Il vero campione cade e si rialza
Uno dei compititi dell’allenamento mentale è quello di aiutare l’atleta ad affrontare l’infortunio: infatti si tratta di un evento altamente critico che può avere conseguenze assai drammatiche per uno sportivo, come l’allontanamento dall’ambiente di gioco, la rinuncia ai propri progetti e il dover ricominciare da capo.
In questi frangenti una delle chiavi per superare la crisi consiste nell’identificare le variabili su cui è possibile agire e quali no, canalizzando gli sforzi di tutti i soggetti coinvolti per renderli produttivi al massimo, a beneficio dell’atleta.
Stefano Sensi, venticinquenne centrocampista dell’Inter definito il “maestro” per il suo impegno e le abilità di regista, ha dovuto rinunciare a 29 partire e fermarsi per 168 giorni a causa di infortuni. Le sue parole sono chiare: “gli infortuni mi hanno tolto il sorriso”. La batosta è stata tanto più dura perché è arrivata in un momento d’oro: 3 gol e 4 assist nelle prime sette partite. Iniziare scalando la vetta e bloccarsi più e più volte a causa degli infortuni può scalfire anche la mente più resistente e resiliente. “E’ difficile mascherare il malessere” dichiara Stefano.
Si può parlare di sfortuna in questi casi? Se iniziamo a parlare di sfortuna finiremo per cercare scuse invece di soluzioni. Secondo te un campione pensa così?
“SE LA VITA TI DA’ LIMONI, FAI LIMONATE”
L’atleta infortunato che da protagonista diventa spettatore corre il rischio di scoraggiarsi, demotivarsi, di sviluppare aspettative negative su di sé e sul suo futuro. Cosa fare? In questi casi i programmi di mental training si concentrano sulla ristrutturazione di obiettivi e aspettative.
Uno sportivo sa che prima del giorno clou (gara, test…) deve fare test intermedi ed allenamenti quotidiani: questi sono obiettivi a breve e medio termine. In casi d’infortunio, proprio per le lunghe tempistiche, è importante che l’atleta impari a trasferire il centro della sua attenzione da un obiettivo di risultato (gareggiare e vincere) a un obiettivo di prestazione: ad esempio, intensificare i carichi usati nella riabilitazione, prolungare gli allenamenti, partecipare a metà partita e infine arrivare a giocare per 90 minuti.
LA GIUSTA IDEA RISVEGLIA LE ENERGIE
Se diciamo a un atleta “ci servi in campo tra tre o quattro partite” è assai probabile che lo metteremo ancora più sotto pressione. Invece una frase del tipo: “Aumenta di 10 minuti la riabilitazione ogni due giorni, per tre settimane, poi farai una partitella di prova” gli pone davanti una serie di piccole sfide di intensità crescente, ma alla sua portata.
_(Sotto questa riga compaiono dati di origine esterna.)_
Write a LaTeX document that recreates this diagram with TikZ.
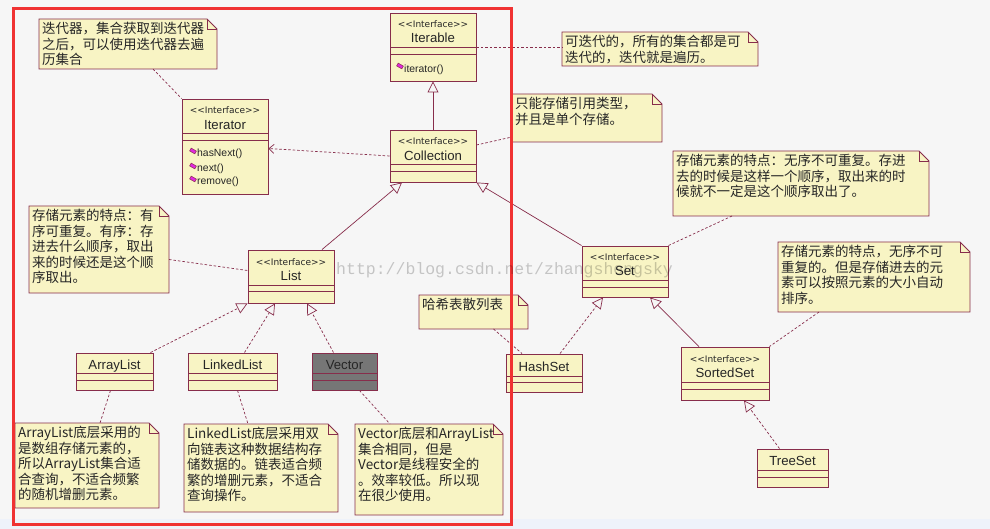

Creando con e per l’atleta una serie di step scadenzarti temporalmente, alla fine del percorso lo sportivo potrà sentirsi fiero di averli portati a termine con successo e questa sarà la migliore base emotiva per il rientro in campo.
In parallelo dovranno essere smantellate le credenze negative su di sé e sul suo futuro.
“Non tornerò mai in partita, non sarò più quello di prima”. Pensieri di questo tipo possono affacciarsi alla mente dell’atleta e sono comprensibili. In queste situazioni la cosa migliore da fare non è alimentarli nè ignorarli: lo sportivo deve prenderne coscienza e trasformarli in idee più utili e realistiche, del tipo “Non sarò quello di prima proprio perché sarò migliore: avrò più esperienza, più saggezza e sarò più determinato.”
Per un atleta questo passaggio psicologico è importante quanto saper tirare la giusta punizione: forse è per questo motivo che è importante l’aiuto di un trainer… mentale!
PRONTI, PARTENZA… VIA!
Stai facendo riabilitazione e ti alleni; il tuo ordine mentale ti fa sentire padrone della situazione, raggiungi gli obiettivi che ti sei prefissato e non ti fai scoraggiare dagli eventi negativi. Ottimo, hai imparato e sei sempre più vicino all’autonomia.
Lo psicologo dello sport ti aiuta a restare sveglio quando le circostanze vogliono confonderti; ti insegna a usare tecniche psicologiche efficaci in modo autonomo, rimettendo in piedi la tua speranza e la tua motivazione.
Il campione non è chi non sbaglia, ma chi lo fa spesso, in grande e rialzandosi ogni volta. Come dichiara anche il grande Michael Phelps “ho lottato […] ho deciso di chiedere l’aiuto di un terapista qualificato: alla fine questa decisione mi ha aiutato a salvarmi la vita”.